Toyota boldly claims that the new car offers higher interior quality, sharper dynamics and more space than ever, but what instantly grabs you is the new exterior design. The anonymous styling of old has vanished, replaced by a pair of angular headlights, a double concave grille, and subtle chrome trim which all reflect the latest family look.
The newcomer has gone up a size too, as it’s 100mm longer than its predecessor. Half of the extra length has been used to extend the wheelbase, freeing up passenger space, while the rest means that the boot is 25 per cent longer than before. It will swallow a decent 286 litres of luggage.
The existing engine line-up has been carried over, so there are two petrols to choose from - a 1.0-litre three cylinder with 68bhp and the 1.33-litre unit tested here. Completing the line-up is an 89bhp 1.4-litre diesel, which will also be the most efficient version until a hybrid model arrives next summer, emitting just 104g/km of C02.
Of the three, the 1.33-litre petrol is expected to make up around half of all sales, and with 98bhp and 125Nm of torque, there’s enough shove to keep pace with town traffic.
Progress is smooth and hushed at city speeds but, as peak torque arrives at 4,000rpm, the engine note becomes more strained once you reach the motorway.

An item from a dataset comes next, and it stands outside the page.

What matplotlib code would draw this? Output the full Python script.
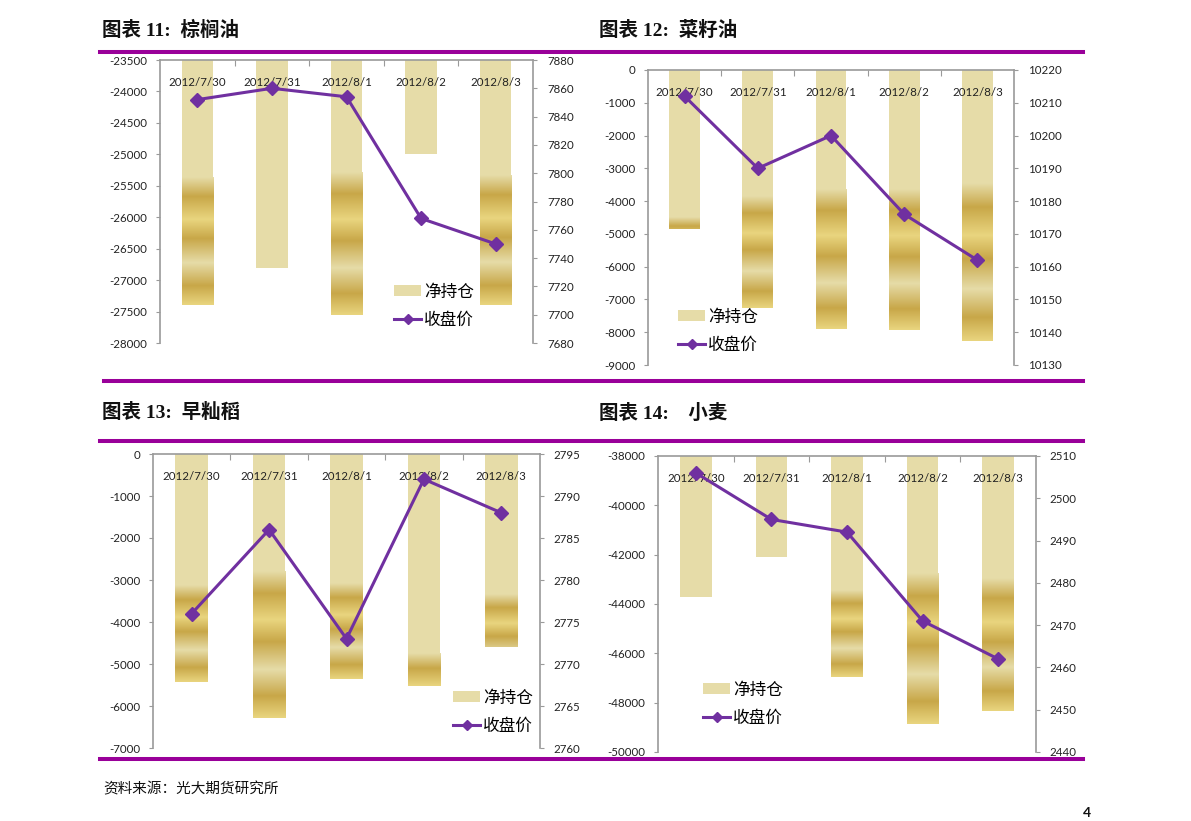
import numpy as np
import matplotlib
matplotlib.use('Agg')
import matplotlib.pyplot as plt
from matplotlib.colors import LinearSegmentedColormap
from matplotlib.patches import Patch
from matplotlib.lines import Line2D

plt.rcParams['font.family'] = ['Lato', 'Noto Sans CJK SC', 'DejaVu Sans']
plt.rcParams['axes.unicode_minus'] = False

W, H = 1191, 821

# 数据
dates = ['2012/7/30', '2012/7/31', '2012/8/1', '2012/8/2', '2012/8/3']

palm_net = [-27390, -26800, -27550, -25000, -27400]
palm_close = [7852, 7860, 7854, 7768, 7750]

rapeseed_net = [-4860, -7250, -7890, -7920, -8260]
rapeseed_close = [10212, 10190, 10200, 10176, 10162]

rice_net = [-5430, -6280, -5350, -5520, -4590]
rice_close = [2776, 2786, 2773, 2792, 2788]

wheat_net = [-43700, -42100, -46950, -48870, -48340]
wheat_close = [2506, 2495, 2492, 2471, 2462]

PALE = '#E6DCA8'
DARK = '#C8A748'
LIGHT = '#E9D57F'
LINE_C = '#7030A0'
RULE_C = '#990099'
SPINE_C = '#9A9A9A'

gold = LinearSegmentedColormap.from_list('gold', [
    (0.0, PALE), (0.15, DARK), (0.33, LIGHT), (0.48, DARK),
    (0.67, PALE), (0.85, DARK), (1.0, LIGHT)])


def px_rect(left, top, right, bottom):
    return [left / W, 1 - bottom / H, (right - left) / W, (bottom - top) / H]


def draw_panel(fig, rect, title, title_xy, net, close, llim, lstep, rlim, rstep,
               bands, legend_xy):
    ax = fig.add_axes(rect)
    x = np.arange(len(dates))
    top = llim[1]
    bars = ax.bar(x, np.array(net) - top, bottom=top, width=0.42,
                  color=PALE, zorder=1)

    # 渐变金色条纹 (起始位置, 图案截止)
    for b, v, band in zip(bars, net, bands):
        if band is None:
            continue
        f, end = band
        grad = np.linspace(0, end, 256).reshape(-1, 1)
        y0 = top + (v - top) * f
        ax.imshow(grad, cmap=gold, vmin=0, vmax=1, aspect='auto',
                  interpolation='bilinear',
                  extent=(b.get_x(), b.get_x() + b.get_width(), v, y0),
                  origin='upper', zorder=1.5)

    ax.set_xlim(-0.5, len(dates) - 0.5)
    ax.set_ylim(*llim)
    ax.set_yticks(np.arange(llim[0], llim[1] + 1, lstep))
    ax.set_yticklabels([str(int(t)) for t in ax.get_yticks()])
    ax.xaxis.tick_top()
    ax.set_xticks(x[:-1] + 0.5)
    ax.set_xticklabels([])
    ax.tick_params(axis='x', direction='in', length=4, color=SPINE_C)
    ax.tick_params(axis='y', direction='out', length=3, pad=6, color=SPINE_C,
                   labelsize=8.3, labelcolor='#222222')
    for s in ['right', 'bottom']:
        ax.spines[s].set_visible(False)
    for s in ['left', 'top']:
        ax.spines[s].set_color(SPINE_C)
        ax.spines[s].set_linewidth(1.2)

    for i, d in enumerate(dates):
        ax.annotate(d, (i, 1), xycoords=('data', 'axes fraction'),
                    xytext=(0, -16), textcoords='offset points',
                    ha='center', va='center', fontsize=8.3, color='#222222')

    ax2 = ax.twinx()
    ax2.plot(x, close, color=LINE_C, lw=2.2, marker='D', ms=7.5,
             mfc=LINE_C, mec=LINE_C, zorder=3)
    ax2.set_ylim(*rlim)
    ax2.set_yticks(np.arange(rlim[0], rlim[1] + 1, rstep))
    ax2.set_yticklabels([str(int(t)) for t in ax2.get_yticks()])
    ax2.tick_params(axis='y', direction='out', length=3, pad=7, color=SPINE_C,
                    labelsize=8.3, labelcolor='#222222')
    for s in ['left', 'top', 'bottom']:
        ax2.spines[s].set_visible(False)
    ax2.spines['right'].set_color(SPINE_C)
    ax2.spines['right'].set_linewidth(1.2)

    handles = [Patch(facecolor=PALE, edgecolor='none'),
               Line2D([], [], color=LINE_C, lw=2.2, marker='D', ms=5,
                      mfc=LINE_C, mec=LINE_C)]
    ax2.legend(handles, ['净持仓', '收盘价'], loc='center left',
               bbox_to_anchor=(legend_xy[0] / W, 1 - legend_xy[1] / H),
               bbox_transform=fig.transFigure, frameon=False, borderpad=0,
               handlelength=1.6, handleheight=0.6, handletextpad=0.2,
               labelspacing=0.65,
               prop={'family': ['Noto Sans CJK SC'], 'size': 12})

    fig.text(title_xy[0] / W, 1 - title_xy[1] / H, title, ha='left', va='center',
             fontsize=14, fontweight='bold', color='#111111',
             family=['Liberation Serif', 'Noto Sans CJK SC'])
    return ax, ax2


fig = plt.figure(figsize=(W / 100, H / 100), dpi=100)

draw_panel(fig, px_rect(160, 60, 533, 343), '图表 11:  棕榈油', (102, 30),
           palm_net, palm_close, (-28000, -23500), 500, (7680, 7880), 20,
           [(0.48, 1), None, (0.44, 1), None, (0.47, 1)], (386, 306))
draw_panel(fig, px_rect(648, 70, 1014, 365), '图表 12:  菜籽油', (599, 30),
           rapeseed_net, rapeseed_close, (-9000, 0), 1000, (10130, 10220), 10,
           [(0.93, 0.2), (0.53, 1), (0.46, 1), (0.46, 1), (0.42, 1)], (670, 331))
draw_panel(fig, px_rect(153, 454, 540, 748), '图表 13:  早籼稻', (102, 413),
           rice_net, rice_close, (-7000, 0), 1000, (2760, 2795), 5,
           [(0.575, 1), (0.446, 1), (0.575, 1), (0.86, 0.33), (0.73, 0.6)],
           (445, 712))
draw_panel(fig, px_rect(658, 456, 1036, 752), '图表 14:    小麦', (599, 413),
           wheat_net, wheat_close, (-50000, -38000), 2000, (2440, 2510), 10,
           [None, None, (0.61, 1), (0.44, 1), (0.48, 1)], (695, 704))

# 紫色分隔线
for (x0, x1, y) in [(100, 1083, 52), (104, 1083, 381), (100, 1083, 441),
                    (100, 1083, 759)]:
    fig.add_artist(Line2D([x0 / W, x1 / W], [1 - y / H, 1 - y / H],
                          transform=fig.transFigure, color=RULE_C, lw=2.9))

fig.text(103 / W, 1 - 789 / H, '资料来源：光大期货研究所', ha='left', va='center',
         fontsize=10.5, color='#111111', family=['Noto Sans CJK SC'])
fig.text(1083 / W, 1 - 819 / H, '4', ha='left', va='bottom', fontsize=10,
         fontweight='bold', color='#111111')

fig.savefig('out.png', dpi=100)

The manual gearbox could be more precise too, and while the optional Multidrive S automatic is smoother, it can get noisy unless you change gears yourself using the steering wheel-mounted paddles.
Toyota’s engineers have focussed on improving the car’s agility, ride and handling balance, and to achieve this plenty of thought has been put into saving weight. So despite going up in size, the new Yaris is 20kg lighter than the outgoing model, with thinner seats, aluminium suspension components, and a stiffer body shell all aiding the slimming process.
European versions also get a bespoke ride and handling setup, with retuned suspension bushes and dampers, and a quicker steering rack to help improve road holding and ride comfort.
Unfortunately the extra attention hasn’t had the desired effect – even on our smooth test route the ride felt firm, bouncing and jarring over imperfections. The electrically-assisted steering is light and easy to use, but provides little feedback, and the chassis gets flustered easily by quick changes in direction.
On the inside, the newly driver-oriented cabin and simple, unfussy dash layout marks a big step forward, with an integrated touchscreen system at the heart of the design. It’s an impressive piece of kit, and features Bluetooth, a reversing camera and picture viewer as standard on all but the base-spec car.